Förderländer unter Druck
Zu den Leidtragenden des fallenden Ölpreises zählen die Förderländer, deren Haupteinnahmequelle der Export dieses Rohstoffs ist. Besonders hart trifft es Russland, dessen Wirtschaft zusätzlich unter den westlichen Sanktionen wegen dessen Rolle in der Ukraine-Krise leidet. Der Moskauer Aktienindex RTS brach aus diesem Grund binnen weniger Monate um rund ein Drittel ein. Gleichzeitig taumelt der Rubel zum Dollar und Euro von Rekordtief zu Rekordtief. Gleiches gilt für die nigerianische Währung Naira, obwohl die Notenbank des Landes binnen Jahresfrist etwa 20 Prozent ihre Devisenreserven für Stützungskäufe aufgewendet hat.
Venezuelas Devisenquelle versiegt
Finanzielle Schlagseite hat auch Venezuela, dessen Deviseneinnahmen zu 96 Prozent aus dem Ölexport stammen. Daher werfen Anleger die Staatsanleihen des südamerikanischen Landes in hohem Bogen aus ihren Depots. Das treibt die Rendite der Papiere mit einer Laufzeit bis 2027 auf 23,4 Prozent - im Sommer lag sie nur halb so hoch. Gleichzeitig stürzt die venezolanische Währung ab.
Die Aktienbörsen der OPEC-Staaten Saudi-Arabien und Kuwait stehen zwar ebenfalls unter Druck. Da diese beiden Staaten Rohöl aber relativ günstig fördern und immer noch Gewinn machen, halten sich die Kursverluste hier in Grenzen. Außerdem können die Regierungen in Riad und Kuwait City Einnahmeausfälle mit ihren dicken Finanzpolstern abfedern.

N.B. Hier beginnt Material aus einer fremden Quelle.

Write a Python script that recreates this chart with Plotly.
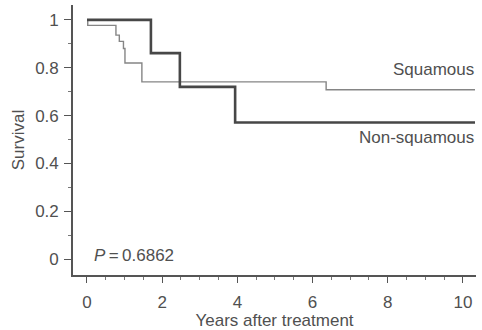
import plotly.graph_objects as go

# Data
squamous_t = [0, 0.02, 0.77, 0.86, 0.97, 1.01, 1.46, 6.36, 10.32]
squamous_s = [1.0, 0.977, 0.936, 0.91, 0.88, 0.82, 0.741, 0.708, 0.708]
nonsq_t = [0, 1.70, 2.47, 3.94, 10.32]
nonsq_s = [1.0, 0.861, 0.72, 0.571, 0.571]
x_ticks = [0, 2, 4, 6, 8, 10]
y_ticks = [0, 0.2, 0.4, 0.6, 0.8, 1]
y_labels = ["0", "0.2", "0.4", "0.6", "0.8", "1"]

TXT = "#505050"
FONT = "Liberation Sans, Arial, sans-serif"

fig = go.Figure()
fig.add_trace(go.Scatter(x=squamous_t, y=squamous_s, mode="lines",
                         line=dict(shape="hv", color="#858585", width=1.4),
                         showlegend=False, hoverinfo="skip"))
fig.add_trace(go.Scatter(x=nonsq_t, y=nonsq_s, mode="lines",
                         line=dict(shape="hv", color="#474747", width=2.6),
                         showlegend=False, hoverinfo="skip"))

fig.add_annotation(x=1, xref="paper", y=0.793, yref="y", text="Squamous",
                   showarrow=False, xanchor="right", yanchor="middle",
                   font=dict(family=FONT, size=17, color=TXT))
fig.add_annotation(x=1, xref="paper", y=0.51, yref="y", text="Non-squamous",
                   showarrow=False, xanchor="right", yanchor="middle",
                   font=dict(family=FONT, size=17, color=TXT))
fig.add_annotation(x=0.13, xref="x", y=0.017, yref="y",
                   text="<i>P</i>\u2009=\u20090.6862",
                   showarrow=False, xanchor="left", yanchor="middle",
                   font=dict(family=FONT, size=17, color=TXT))

fig.update_layout(
    width=482, height=330,
    margin=dict(l=73, r=6, t=5, b=53),
    paper_bgcolor="white", plot_bgcolor="white",
    font=dict(family=FONT, size=17, color=TXT),
    xaxis=dict(range=[-0.372, 10.346], tickvals=x_ticks,
               ticks="outside", ticklen=6, tickwidth=1.3, tickcolor="#555",
               ticklabelstandoff=5,
               minor=dict(dtick=0.5, tick0=0, ticks="outside", ticklen=3,
                          tickcolor="#777", tickwidth=1),
               showline=True, linecolor="#555", linewidth=1.6,
               showgrid=False, zeroline=False,
               tickfont=dict(family=FONT, size=17, color=TXT),
               title=dict(text="Years after treatment", standoff=1,
                          font=dict(family=FONT, size=17, color=TXT))),
    yaxis=dict(range=[-0.066, 1.062], tickvals=y_ticks, ticktext=y_labels,
               ticks="outside", ticklen=7, tickwidth=1.3, tickcolor="#555",
               ticklabelstandoff=2,
               minor=dict(dtick=0.1, tick0=0, ticks="outside", ticklen=3,
                          tickcolor="#777", tickwidth=1),
               showline=True, linecolor="#555", linewidth=1.6,
               showgrid=False, zeroline=False,
               tickfont=dict(family=FONT, size=17, color=TXT),
               title=dict(text="Survival", standoff=6,
                          font=dict(family=FONT, size=17, color=TXT))),
)

fig.write_html("out.html")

Aktien der Ölmultis auf Talfahrt
Auf Unternehmensseite macht die Talfahrt des Ölpreises vor allem Förderfirmen wie Exxon, BP und Co. zu schaffen. Die im europäischen Branchenindex gelisteten Firmen haben seit Jahresmitte zusammengerechnet etwa 300 Milliarden Dollar an Börsenwert eingebüßt. Das entspricht in etwa der jährlichen Wirtschaftsleistung Dänemarks. Außerdem müsse für 2015 mit deutlichen Gewinneinbußen gerechnet werden. Auch die Anleihen dieser Unternehmen verlieren rapide an Wert. So hat sich die Rendite der 2017 auslaufenden Schuldverschreibungen des venezolanischen staatlichen Ölförderers PDVSA seit Juli auf derzeit mehr als 50 Prozent mehr als vervierfacht.
Energieimporteure profitieren
Profiteure der aktuellen Entwicklung sind diejenigen Staaten, die auf Energieimporte angewiesen sind. Für sie ist der Ölpreisrückgang ein Konjunkturprogramm. Zu dieser Gruppe zählen etwa die Türkei und Japan. Deren Aktienmärkte haben in den vergangenen drei Monaten prozentual zweistellige Kursgewinne verbucht.
Verbraucher stecken gespartes Geld in Konsum
Nutznießer des Ölpreisrückgangs sind unter anderem die Fluggesellschaften, für die Treibstoff ein großer Kostenfaktor ist. Die Aktien der Lufthansa, Air France und der British-Airways-Mutter IAG haben daher binnen drei Monaten zwischen 22 und 34 Prozent zugelegt. Aber auch die Konsumwerte sind im Aufwind, weil die Verbraucher immer weniger für Benzin und Heizöl ausgeben müssen. Den US-Einzelhändlern verhalf dieser Effekt bereits zu einem starken Start ins Weihnachtsgeschäft. Lebensmittelhersteller wie Nestle und Danone profitieren zudem von niedrigeren Produktionskosten.